Mais, qu’est-ce qui nous manque pour organiser notre CAN. Il y a toutes les potentialités pour organiser la CAN et cette compétition doit rester effectivement africaine, elle doit être organisée sur le continent africain. C’est là également la beauté de la Coupe d’Afrique des nations. Donc, je ne suis pas de ce point de vue favorable à la délocalisation de la CAN sur un autre continent. Ce ne serait pas une bonne chose.

Avez-vous compris la campagne menée, y compris au sommet de la FIFA, qui visait à déposséder le Cameroun de cette CAN?
Je pense qu’il allait être très difficile pour n’importe qui d’ailleurs de déposséder le Cameroun de la CAN. Il y a beaucoup d’investissements qui ont été faits et la CAN doit rester africaine. Ce n’est pas une compétition où des individus pour des raisons inavouées doivent imposer leur point de vue. Cela doit d’abord être une politique des Africains et les Africains sont fiers de s’approprier ce label CAN et il était difficile de déposséder le Cameroun de cette édition. D’ailleurs, les pays africains se sont montrés à un moment donné tous solidaires derrière le Cameroun pour l’organisation de cette compétition.

Et celle qui veut que la CAN se joue entre juin et juillet ou tous les quatre ans?
En ce qui concerne la période de jeu, cela peut s’expliquer. Parce qu’il y a des enjeux liés au fait que les joueurs africains évoluent dans des championnats sur d’autres continents, il y a des calendriers et il ne faut pas oublier qu’ils sont sous contrat. Ce sont des enjeux financiers. Vous avez également l’autre pan de la question qui consiste à se demander s’il faut organiser cette CAN tous les quatre ans. Et là aussi, je dis non. Il faut accepter que nous sommes dans une dynamique qui permet au football africain de gagner en notoriété.

Et de ce point de vue, il faut maintenir l’organisation tous les deux ans. Il s’en trouve même qui disent que l’on devrait l’organiser chaque année. Je pense que ce sera difficile. Mais tous les deux ans, ce serait une bonne chose. Et de devoir l’organiser tous les quatre ans participerait de mon point de vue à tuer le football africain et je ne pense que l’on ne pourra pas s’inscrire dans cette dynamique.

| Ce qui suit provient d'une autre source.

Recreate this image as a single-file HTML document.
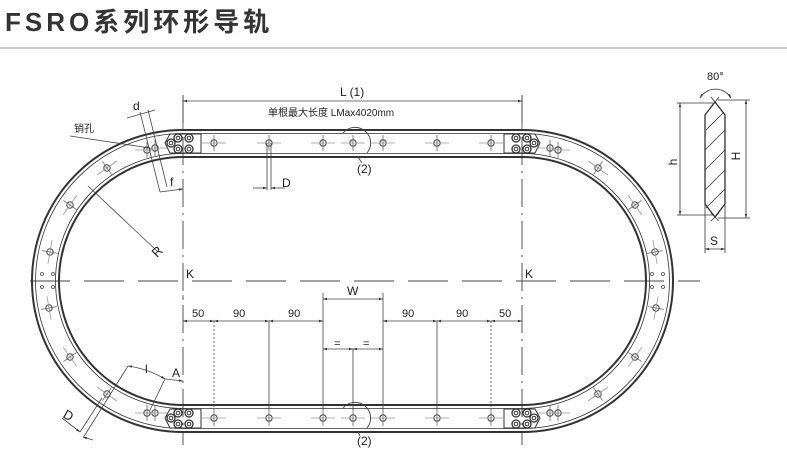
<!DOCTYPE html>
<html><head><meta charset="utf-8"><style>
body{margin:0;background:#fff;width:787px;height:463px;overflow:hidden}
svg{display:block}
text{font-family:"Liberation Sans","Noto Sans CJK SC",sans-serif;fill:#222}
</style></head><body>
<svg width="787" height="463" viewBox="0 0 787 463" xmlns="http://www.w3.org/2000/svg">
<defs>
<marker id="a" viewBox="0 0 10 10" refX="10" refY="5" markerWidth="7" markerHeight="5" orient="auto-start-reverse"><path d="M0,2L10,5L0,8z" fill="#333"/></marker>
<g id="hole"><circle r="3.2" fill="none" stroke="#444" stroke-width="1"/><line x1="-12" y1="0" x2="12" y2="0" stroke="#999" stroke-width="0.8"/><line x1="0" y1="-8" x2="0" y2="8" stroke="#666" stroke-width="0.8"/></g>
<g id="bolt"><circle r="4" fill="none" stroke="#333" stroke-width="1.3"/><circle r="1.8" fill="none" stroke="#333" stroke-width="1"/></g>
</defs>
<text x="5" y="31" font-size="26" font-weight="bold" letter-spacing="4" style="fill:#333">FSRO系列环形导轨</text>
<line x1="0" y1="48" x2="787" y2="48" stroke="#999" stroke-width="1"/>

<!-- centre lines -->
<g stroke="#444" stroke-width="0.9" stroke-dasharray="28,6,2,6" fill="none">
<line x1="183" y1="95" x2="183" y2="445"/>
<line x1="522" y1="95" x2="522" y2="445"/>
<line x1="30" y1="281" x2="700" y2="281" stroke-dasharray="40,14"/>
</g>

<!-- rails -->
<g fill="none" stroke="#333">
<path d="M183,130 H522 A151,151 0 0 1 522,432 H183 A151,151 0 0 1 183,130Z" stroke-width="2"/>
<path d="M183,133.5 H522 A147.5,147.5 0 0 1 522,428.5 H183 A147.5,147.5 0 0 1 183,133.5Z" stroke-width="0.8"/>
<path d="M183,157 H522 A124,124 0 0 1 522,405 H183 A124,124 0 0 1 183,157Z" stroke-width="2"/>
<path d="M183,153.5 H522 A127.5,127.5 0 0 1 522,408.5 H183 A127.5,127.5 0 0 1 183,153.5Z" stroke-width="0.8"/>
</g>

<!-- end plates -->
<g fill="none" stroke="#333" stroke-width="1">
<path d="M170,134 H201 V153 H170 L165,143Z"/>
<path d="M535,134 H504 V153 H535 L540,143Z"/>
<path d="M170,409 H201 V428 H170 L165,418Z"/>
<path d="M535,409 H504 V428 H535 L540,418Z"/>
</g>
<g>
<use href="#bolt" x="178" y="138"/><use href="#bolt" x="189" y="138"/><use href="#bolt" x="178" y="149"/><use href="#bolt" x="189" y="149"/><use href="#bolt" x="171" y="143"/>
<use href="#bolt" x="516" y="138"/><use href="#bolt" x="527" y="138"/><use href="#bolt" x="516" y="149"/><use href="#bolt" x="527" y="149"/><use href="#bolt" x="534" y="143"/>
<use href="#bolt" x="178" y="413"/><use href="#bolt" x="189" y="413"/><use href="#bolt" x="178" y="424"/><use href="#bolt" x="189" y="424"/><use href="#bolt" x="171" y="418"/>
<use href="#bolt" x="516" y="413"/><use href="#bolt" x="527" y="413"/><use href="#bolt" x="516" y="424"/><use href="#bolt" x="527" y="424"/><use href="#bolt" x="534" y="418"/>
</g>
<!-- straight holes -->
<g>
<use href="#hole" x="214" y="143"/><use href="#hole" x="269" y="143"/><use href="#hole" x="323" y="143"/><use href="#hole" x="353" y="143"/><use href="#hole" x="383" y="143"/><use href="#hole" x="437" y="143"/><use href="#hole" x="491" y="143"/>
<use href="#hole" x="214" y="418"/><use href="#hole" x="269" y="418"/><use href="#hole" x="323" y="418"/><use href="#hole" x="353" y="418"/><use href="#hole" x="383" y="418"/><use href="#hole" x="437" y="418"/><use href="#hole" x="491" y="418"/>
</g>
<g fill="none" stroke="#444" stroke-width="0.9">
<path d="M343,133 A14,14 0 0 1 367,153"/><path d="M343,408 A14,14 0 0 1 367,428"/>
<line x1="358" y1="157" x2="362" y2="163"/><line x1="358" y1="432" x2="360" y2="436"/>
</g>
<text x="357" y="173" font-size="12">(2)</text>
<text x="357" y="445" font-size="12">(2)</text>

<!-- arc holes -->
<g>
<use href="#hole" x="155" y="148"/><use href="#hole" x="147" y="150"/>
<use href="#hole" x="107" y="168" transform="rotate(-35 107 168)"/>
<use href="#hole" x="70" y="205" transform="rotate(-55 70 205)"/>
<use href="#hole" x="50" y="252" transform="rotate(-80 50 252)"/>
<use href="#hole" x="49" y="308" transform="rotate(80 49 308)"/>
<use href="#hole" x="70" y="357" transform="rotate(55 70 357)"/>
<use href="#hole" x="107" y="394" transform="rotate(35 107 394)"/>
<use href="#hole" x="155" y="413"/><use href="#hole" x="147" y="413"/>
<use href="#hole" x="550" y="148"/><use href="#hole" x="558" y="150"/>
<use href="#hole" x="598" y="168" transform="rotate(35 598 168)"/>
<use href="#hole" x="635" y="205" transform="rotate(55 635 205)"/>
<use href="#hole" x="655" y="252" transform="rotate(80 655 252)"/>
<use href="#hole" x="656" y="308" transform="rotate(-80 656 308)"/>
<use href="#hole" x="635" y="357" transform="rotate(-55 635 357)"/>
<use href="#hole" x="598" y="394" transform="rotate(-35 598 394)"/>
<use href="#hole" x="550" y="413"/><use href="#hole" x="558" y="413"/>
</g>
<g fill="none" stroke="#444" stroke-width="0.8">
<circle cx="42" cy="274" r="1.5"/><circle cx="53" cy="274" r="1.5"/><circle cx="42" cy="287" r="1.5"/><circle cx="53" cy="287" r="1.5"/>
<circle cx="652" cy="274" r="1.5"/><circle cx="663" cy="274" r="1.5"/><circle cx="652" cy="287" r="1.5"/><circle cx="663" cy="287" r="1.5"/>
</g>

<!-- top dims -->
<g stroke="#444" stroke-width="0.8" fill="none">
<line x1="183" y1="101" x2="522" y2="101" marker-start="url(#a)" marker-end="url(#a)"/>
<line x1="183" y1="96" x2="183" y2="130"/><line x1="522" y1="96" x2="522" y2="130"/>
<line x1="127" y1="118" x2="155" y2="110"/><line x1="140" y1="112" x2="160" y2="192"/><line x1="148" y1="110" x2="167" y2="187"/>
<line x1="160" y1="192" x2="183" y2="189" marker-end="url(#a)"/>
<line x1="70" y1="136" x2="150" y2="148"/>
<line x1="267" y1="143" x2="267" y2="190"/><line x1="271" y1="143" x2="271" y2="190"/>
<line x1="253" y1="188" x2="267" y2="188" marker-end="url(#a)"/><line x1="285" y1="188" x2="271" y2="188" marker-end="url(#a)"/>
<line x1="88" y1="186" x2="157" y2="251"/>
</g>
<text x="340" y="96" font-size="12">L (1)</text>
<text x="268" y="116" font-size="10">单根最大长度 LMax4020mm</text>
<text x="133" y="110" font-size="12">d</text>
<text x="74" y="132" font-size="10">销孔</text>
<text x="170" y="186" font-size="12">f</text>
<text x="282" y="187" font-size="12">D</text>
<text x="152" y="256" font-size="13" transform="rotate(-45 157 251)">R</text>
<text x="186" y="278" font-size="12">K</text>
<text x="525" y="278" font-size="12">K</text>

<!-- bottom dims -->
<g stroke="#444" stroke-width="0.8" fill="none">
<line x1="183" y1="321" x2="214" y2="321" marker-start="url(#a)" marker-end="url(#a)"/>
<line x1="214" y1="321" x2="269" y2="321" marker-start="url(#a)" marker-end="url(#a)"/>
<line x1="269" y1="321" x2="323" y2="321" marker-start="url(#a)" marker-end="url(#a)"/>
<line x1="383" y1="321" x2="437" y2="321" marker-start="url(#a)" marker-end="url(#a)"/>
<line x1="437" y1="321" x2="491" y2="321" marker-start="url(#a)" marker-end="url(#a)"/>
<line x1="491" y1="321" x2="522" y2="321" marker-start="url(#a)" marker-end="url(#a)"/>
<line x1="323" y1="299" x2="383" y2="299" marker-start="url(#a)" marker-end="url(#a)"/>
<line x1="323" y1="349" x2="353" y2="349" marker-start="url(#a)" marker-end="url(#a)"/>
<line x1="353" y1="349" x2="383" y2="349" marker-start="url(#a)" marker-end="url(#a)"/>
<line x1="214" y1="321" x2="214" y2="410" stroke-dasharray="2,2"/>
<line x1="269" y1="321" x2="269" y2="410"/><line x1="323" y1="293" x2="323" y2="410"/>
<line x1="383" y1="293" x2="383" y2="410"/><line x1="353" y1="349" x2="353" y2="410"/>
<line x1="437" y1="321" x2="437" y2="410"/><line x1="491" y1="321" x2="491" y2="410" stroke-dasharray="2,2"/>
<line x1="183" y1="295" x2="183" y2="300"/>
<path d="M128,366 A100,100 0 0 1 165,379" marker-start="url(#a)" marker-end="url(#a)"/>
<line x1="128" y1="366" x2="83" y2="438"/><line x1="165" y1="379" x2="150" y2="410"/>
<line x1="165" y1="379" x2="183" y2="381" marker-end="url(#a)"/>
<line x1="102" y1="398" x2="80" y2="432"/>
<line x1="62" y1="418" x2="80" y2="432" marker-end="url(#a)"/><line x1="93" y1="440" x2="83" y2="437" marker-end="url(#a)"/>
</g>
<text x="192" y="317" font-size="11">50</text>
<text x="233" y="317" font-size="11">90</text>
<text x="288" y="317" font-size="11">90</text>
<text x="402" y="317" font-size="11">90</text>
<text x="456" y="317" font-size="11">90</text>
<text x="499" y="317" font-size="11">50</text>
<text x="347" y="295" font-size="12">W</text>
<text x="334" y="347" font-size="11">=</text>
<text x="363" y="347" font-size="11">=</text>
<text x="145" y="373" font-size="12">l</text>
<text x="172" y="377" font-size="12">A</text>
<text x="64" y="420" font-size="13" transform="rotate(30 69 415)">D</text>

<!-- profile -->
<g fill="none" stroke="#333" stroke-width="1">
<path d="M705,115 L715,102 L725,115 V204 L715,217 L705,204Z" stroke-width="1.3"/>
<g stroke-width="0.8">
<line x1="706" y1="130" x2="724" y2="112"/><line x1="705" y1="150" x2="725" y2="130"/><line x1="705" y1="170" x2="725" y2="150"/>
<line x1="705" y1="190" x2="725" y2="170"/><line x1="706" y1="208" x2="725" y2="189"/>
<line x1="677" y1="103" x2="713" y2="103"/><line x1="677" y1="215" x2="713" y2="215"/>
<line x1="680" y1="103" x2="680" y2="215" marker-start="url(#a)" marker-end="url(#a)"/>
<line x1="718" y1="100" x2="750" y2="100"/><line x1="718" y1="218" x2="750" y2="218"/>
<line x1="746" y1="100" x2="746" y2="218" marker-start="url(#a)" marker-end="url(#a)"/>
<line x1="705" y1="205" x2="705" y2="253"/><line x1="725" y1="205" x2="725" y2="253"/>
<line x1="705" y1="249" x2="725" y2="249" marker-start="url(#a)" marker-end="url(#a)"/>
<line x1="711" y1="97" x2="719" y2="107"/><line x1="719" y1="97" x2="711" y2="107"/>
<line x1="711" y1="213" x2="719" y2="221"/><line x1="719" y1="213" x2="711" y2="221"/>
<path d="M700,98 A18,18 0 0 1 731,98" marker-start="url(#a)" marker-end="url(#a)"/>
</g>
</g>
<text x="707" y="80" font-size="11">80°</text>
<text x="677" y="162" font-size="12" transform="rotate(-90 677 162)" text-anchor="middle">h</text>
<text x="744" y="160" font-size="12" transform="rotate(-90 740 160)" text-anchor="middle">H</text>
<text x="710" y="245" font-size="12">S</text>
</svg>
</body></html>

Venons-en maintenant aux performances des équipes et commençons par le Cameroun. Au moment où la CAN s’achève, êtes-vous impressionné par le parcours des Lions indomptables?
Le Cameroun est un pays de football. C’est vrai que face au Burkina au match d’ouverture, les Lions indomptables sont entrés timidement dans la compétition, mais en huitième et en quart de finale, ils ont montré un autre visage. Donc je dis que le parcours du Cameroun aujourd’hui est mérité et je pense d’ailleurs que c’est une équipe sur laquelle il faut toujours compter parce qu’il y a beaucoup d’individualités et il y a aussi le collectif. En plus, c’est une équipe qui joue très soudée avec son public. Le Cameroun avait donc en réalité toutes les cartes pour remporter cette Coupe d’Afrique des nations de football.

Toutefois comme vous le savez aussi, c’est un jeu, c’est du football. Il y a certes des prédispositions qui sont là, mais sur le terrain, vous pouvez constater que la donne a pu changer, mais restons fair-play. Ce qui est certain c’est que le Cameroun a beaucoup d’argument et je crois d’ailleurs que les Lions indomptables ont eu l’occasion de le démontrer à plusieurs reprises sur le terrain.

Le Burkina Faso a pour sa part battu un ancien champion d’Afrique et s’est hissé en demi-finale. Quel commentaire cela suscite-t-il?
Le Burkina Faso fait partie des quatre meilleures équipes de cette édition. Je crois que c’est un pays qui est arrivé à la CAN avec des ambitions, et celles-ci se sont bonifiées au fil des matchs. C’est ce qui a permis aux Étalons d’atteindre ce niveau de la compétition. Il est vraiment essentiel de saluer les performances de cette équipe inexpérimentée qui a pourtant réussi à titiller les grandes nations de football.

C’est une équipe en devenir et il faut continuer à suivre ces jeunes qui ont du talent et je pense vraiment que c’est le football africain qui gagne.

Le contexte socio-politique au Burkina est tel que l’on aurait pu penser le mental des joueurs affecté. Quelle a été la clé de leur succès?
La clé du succès des Étalons c’est l’envie des joueurs de se faire remarquer dans cette compétition. Pour la plupart du temps, ce sont des joueurs qui évoluent dans des championnats de bas niveau. Et donc, ils ont envie également envie de montrer à la face du monde qu’on peut leur faire confiance et c’est leur carrière. Et je pense que tout cela réuni a incité les joueurs à mouiller le maillot. Et le contexte au Burkina aidant, cela a permis aux Étalon de se surpasser. Je pense que l’un dans l’autre, les enjeux étaient multiples et ils ont su effectivement le démontrer et c’est vraiment salutaire.

Vos pronostics de départ se sont-ils vérifiés?
Pour ce qui est de mes favoris, je dirais oui et non. D’abord parce que je pariais sur le Cameroun, pays organisateur, et sur l’Égypte de Mohamed Salah. Mais j’avais également parié sur le Nigéria comme je l’ai fait pour le Sénégal. Donc je dirais que certains ont confirmé pendant toute la durée de la compétition. Tandis que d’autres ont été éliminés très tôt, à l’instar du Nigéria.